**** SOURCE RECORDS
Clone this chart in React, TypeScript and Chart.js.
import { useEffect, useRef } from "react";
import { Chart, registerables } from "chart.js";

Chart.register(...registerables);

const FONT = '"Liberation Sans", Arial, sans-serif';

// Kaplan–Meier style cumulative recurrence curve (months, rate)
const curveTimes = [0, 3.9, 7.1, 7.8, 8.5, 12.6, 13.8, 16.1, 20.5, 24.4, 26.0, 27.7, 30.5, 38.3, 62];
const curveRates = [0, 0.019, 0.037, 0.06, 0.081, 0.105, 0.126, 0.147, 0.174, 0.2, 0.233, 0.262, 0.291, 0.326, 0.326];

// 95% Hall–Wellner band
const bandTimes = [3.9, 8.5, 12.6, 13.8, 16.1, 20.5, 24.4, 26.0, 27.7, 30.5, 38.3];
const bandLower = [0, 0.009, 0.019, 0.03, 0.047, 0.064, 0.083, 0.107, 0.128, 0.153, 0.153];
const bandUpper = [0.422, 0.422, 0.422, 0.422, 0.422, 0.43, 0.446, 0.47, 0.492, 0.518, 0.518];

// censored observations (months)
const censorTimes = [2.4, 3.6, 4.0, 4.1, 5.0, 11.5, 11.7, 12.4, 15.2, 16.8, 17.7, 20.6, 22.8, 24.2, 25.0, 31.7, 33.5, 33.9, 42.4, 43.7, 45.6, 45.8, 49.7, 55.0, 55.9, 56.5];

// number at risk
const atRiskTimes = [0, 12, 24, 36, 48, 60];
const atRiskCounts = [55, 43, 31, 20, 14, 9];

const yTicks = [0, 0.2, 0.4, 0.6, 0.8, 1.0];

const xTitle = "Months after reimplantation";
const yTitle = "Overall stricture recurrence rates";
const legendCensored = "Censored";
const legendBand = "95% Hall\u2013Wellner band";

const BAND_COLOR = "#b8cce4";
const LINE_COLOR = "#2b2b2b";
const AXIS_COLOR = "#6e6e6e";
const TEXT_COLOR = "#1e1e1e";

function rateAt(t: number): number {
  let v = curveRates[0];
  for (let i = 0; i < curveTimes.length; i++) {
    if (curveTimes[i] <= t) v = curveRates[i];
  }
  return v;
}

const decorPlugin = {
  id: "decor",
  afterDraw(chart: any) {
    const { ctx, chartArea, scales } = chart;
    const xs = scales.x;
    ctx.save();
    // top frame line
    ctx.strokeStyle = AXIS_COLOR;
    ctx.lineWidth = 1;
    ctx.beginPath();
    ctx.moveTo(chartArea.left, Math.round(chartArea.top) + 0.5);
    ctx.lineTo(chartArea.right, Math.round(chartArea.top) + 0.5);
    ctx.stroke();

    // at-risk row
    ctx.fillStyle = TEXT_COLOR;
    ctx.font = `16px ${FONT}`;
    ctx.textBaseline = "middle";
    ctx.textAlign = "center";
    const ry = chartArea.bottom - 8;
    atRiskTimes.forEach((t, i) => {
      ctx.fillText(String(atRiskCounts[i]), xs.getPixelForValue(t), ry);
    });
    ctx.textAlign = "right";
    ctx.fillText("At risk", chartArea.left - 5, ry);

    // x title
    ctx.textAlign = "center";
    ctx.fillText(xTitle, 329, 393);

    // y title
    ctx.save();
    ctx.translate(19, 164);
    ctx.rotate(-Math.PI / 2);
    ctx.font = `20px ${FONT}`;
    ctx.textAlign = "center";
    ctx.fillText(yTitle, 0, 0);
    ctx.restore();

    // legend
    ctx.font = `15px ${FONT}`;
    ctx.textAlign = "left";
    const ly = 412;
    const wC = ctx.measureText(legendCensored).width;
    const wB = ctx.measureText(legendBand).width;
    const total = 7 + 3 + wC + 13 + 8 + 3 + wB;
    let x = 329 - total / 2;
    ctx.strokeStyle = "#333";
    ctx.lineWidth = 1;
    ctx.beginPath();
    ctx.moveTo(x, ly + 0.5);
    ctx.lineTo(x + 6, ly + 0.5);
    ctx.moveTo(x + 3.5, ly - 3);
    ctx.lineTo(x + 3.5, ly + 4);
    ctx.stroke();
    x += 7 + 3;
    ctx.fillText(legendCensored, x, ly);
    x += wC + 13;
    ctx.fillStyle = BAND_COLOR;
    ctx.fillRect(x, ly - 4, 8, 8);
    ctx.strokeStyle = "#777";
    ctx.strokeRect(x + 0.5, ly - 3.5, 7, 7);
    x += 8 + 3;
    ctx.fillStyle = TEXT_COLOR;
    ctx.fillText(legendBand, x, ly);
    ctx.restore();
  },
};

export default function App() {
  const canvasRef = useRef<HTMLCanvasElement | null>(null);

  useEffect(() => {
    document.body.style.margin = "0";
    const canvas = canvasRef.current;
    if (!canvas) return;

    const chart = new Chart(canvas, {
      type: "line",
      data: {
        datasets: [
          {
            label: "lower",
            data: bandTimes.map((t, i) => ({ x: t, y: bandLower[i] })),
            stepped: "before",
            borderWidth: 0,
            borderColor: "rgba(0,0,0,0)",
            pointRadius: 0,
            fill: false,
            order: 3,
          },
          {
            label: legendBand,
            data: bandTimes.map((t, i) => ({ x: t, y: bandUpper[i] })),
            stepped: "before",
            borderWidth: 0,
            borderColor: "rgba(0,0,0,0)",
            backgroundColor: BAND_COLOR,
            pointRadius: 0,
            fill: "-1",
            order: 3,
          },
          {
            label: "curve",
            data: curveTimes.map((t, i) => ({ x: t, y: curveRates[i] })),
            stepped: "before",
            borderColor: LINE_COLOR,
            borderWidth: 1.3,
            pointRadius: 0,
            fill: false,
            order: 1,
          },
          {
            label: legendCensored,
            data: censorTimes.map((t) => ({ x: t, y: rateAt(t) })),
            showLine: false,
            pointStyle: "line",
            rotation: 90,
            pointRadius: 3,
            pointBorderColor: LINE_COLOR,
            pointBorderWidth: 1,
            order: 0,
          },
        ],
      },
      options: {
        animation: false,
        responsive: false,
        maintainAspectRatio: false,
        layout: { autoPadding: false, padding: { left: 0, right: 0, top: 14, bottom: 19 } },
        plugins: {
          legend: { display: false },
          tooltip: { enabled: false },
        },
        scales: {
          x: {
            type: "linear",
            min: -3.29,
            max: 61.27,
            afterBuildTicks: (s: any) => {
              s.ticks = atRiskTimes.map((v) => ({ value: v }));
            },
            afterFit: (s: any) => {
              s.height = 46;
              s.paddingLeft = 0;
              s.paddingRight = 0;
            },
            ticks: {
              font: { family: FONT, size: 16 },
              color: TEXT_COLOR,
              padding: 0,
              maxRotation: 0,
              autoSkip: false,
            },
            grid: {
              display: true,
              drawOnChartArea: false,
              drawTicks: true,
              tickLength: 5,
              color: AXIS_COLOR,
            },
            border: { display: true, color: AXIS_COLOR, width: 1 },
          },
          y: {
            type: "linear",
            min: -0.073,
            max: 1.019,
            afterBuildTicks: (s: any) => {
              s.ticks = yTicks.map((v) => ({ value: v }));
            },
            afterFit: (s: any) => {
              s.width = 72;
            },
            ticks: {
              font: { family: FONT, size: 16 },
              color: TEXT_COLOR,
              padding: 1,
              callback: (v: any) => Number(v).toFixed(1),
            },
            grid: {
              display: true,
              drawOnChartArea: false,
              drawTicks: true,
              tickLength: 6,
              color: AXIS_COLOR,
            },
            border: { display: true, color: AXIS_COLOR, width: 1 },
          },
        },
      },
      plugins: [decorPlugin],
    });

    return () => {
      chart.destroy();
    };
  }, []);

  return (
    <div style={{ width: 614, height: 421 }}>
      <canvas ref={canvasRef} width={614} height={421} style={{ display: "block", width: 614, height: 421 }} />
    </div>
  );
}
********
**** SOURCE RECORDS
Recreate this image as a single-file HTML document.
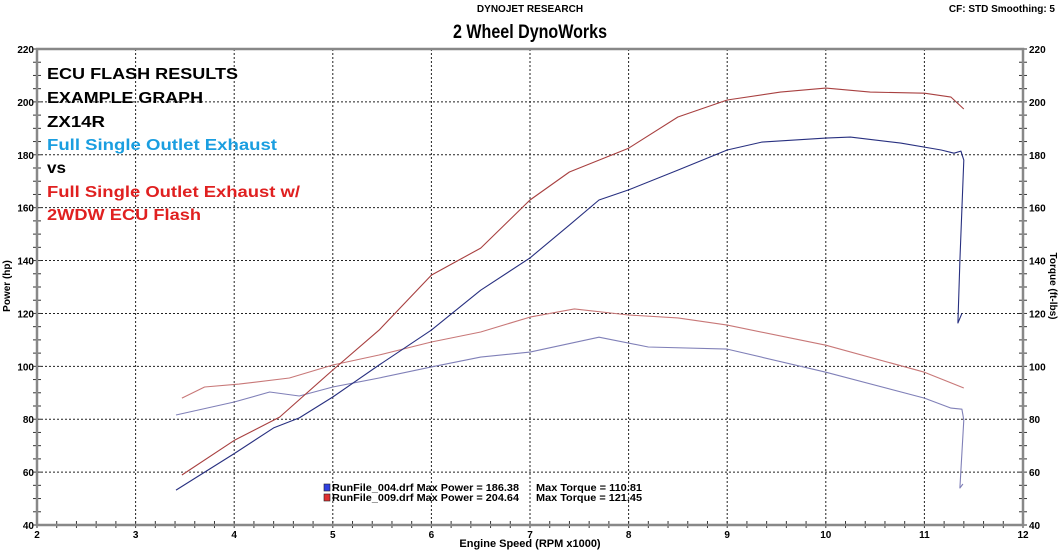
********
**TASK TO CARRY OUT**
Reproduce exactly the lines from the one containing "Clone this chart" through the one containing "55.0, 55.9, 56.5];", inclusive, and nothing else.

**FULL RESPONSE**
Clone this chart in React, TypeScript and Chart.js.
import { useEffect, useRef } from "react";
import { Chart, registerables } from "chart.js";

Chart.register(...registerables);

const FONT = '"Liberation Sans", Arial, sans-serif';

// Kaplan–Meier style cumulative recurrence curve (months, rate)
const curveTimes = [0, 3.9, 7.1, 7.8, 8.5, 12.6, 13.8, 16.1, 20.5, 24.4, 26.0, 27.7, 30.5, 38.3, 62];
const curveRates = [0, 0.019, 0.037, 0.06, 0.081, 0.105, 0.126, 0.147, 0.174, 0.2, 0.233, 0.262, 0.291, 0.326, 0.326];

// 95% Hall–Wellner band
const bandTimes = [3.9, 8.5, 12.6, 13.8, 16.1, 20.5, 24.4, 26.0, 27.7, 30.5, 38.3];
const bandLower = [0, 0.009, 0.019, 0.03, 0.047, 0.064, 0.083, 0.107, 0.128, 0.153, 0.153];
const bandUpper = [0.422, 0.422, 0.422, 0.422, 0.422, 0.43, 0.446, 0.47, 0.492, 0.518, 0.518];

// censored observations (months)
const censorTimes = [2.4, 3.6, 4.0, 4.1, 5.0, 11.5, 11.7, 12.4, 15.2, 16.8, 17.7, 20.6, 22.8, 24.2, 25.0, 31.7, 33.5, 33.9, 42.4, 43.7, 45.6, 45.8, 49.7, 55.0, 55.9, 56.5];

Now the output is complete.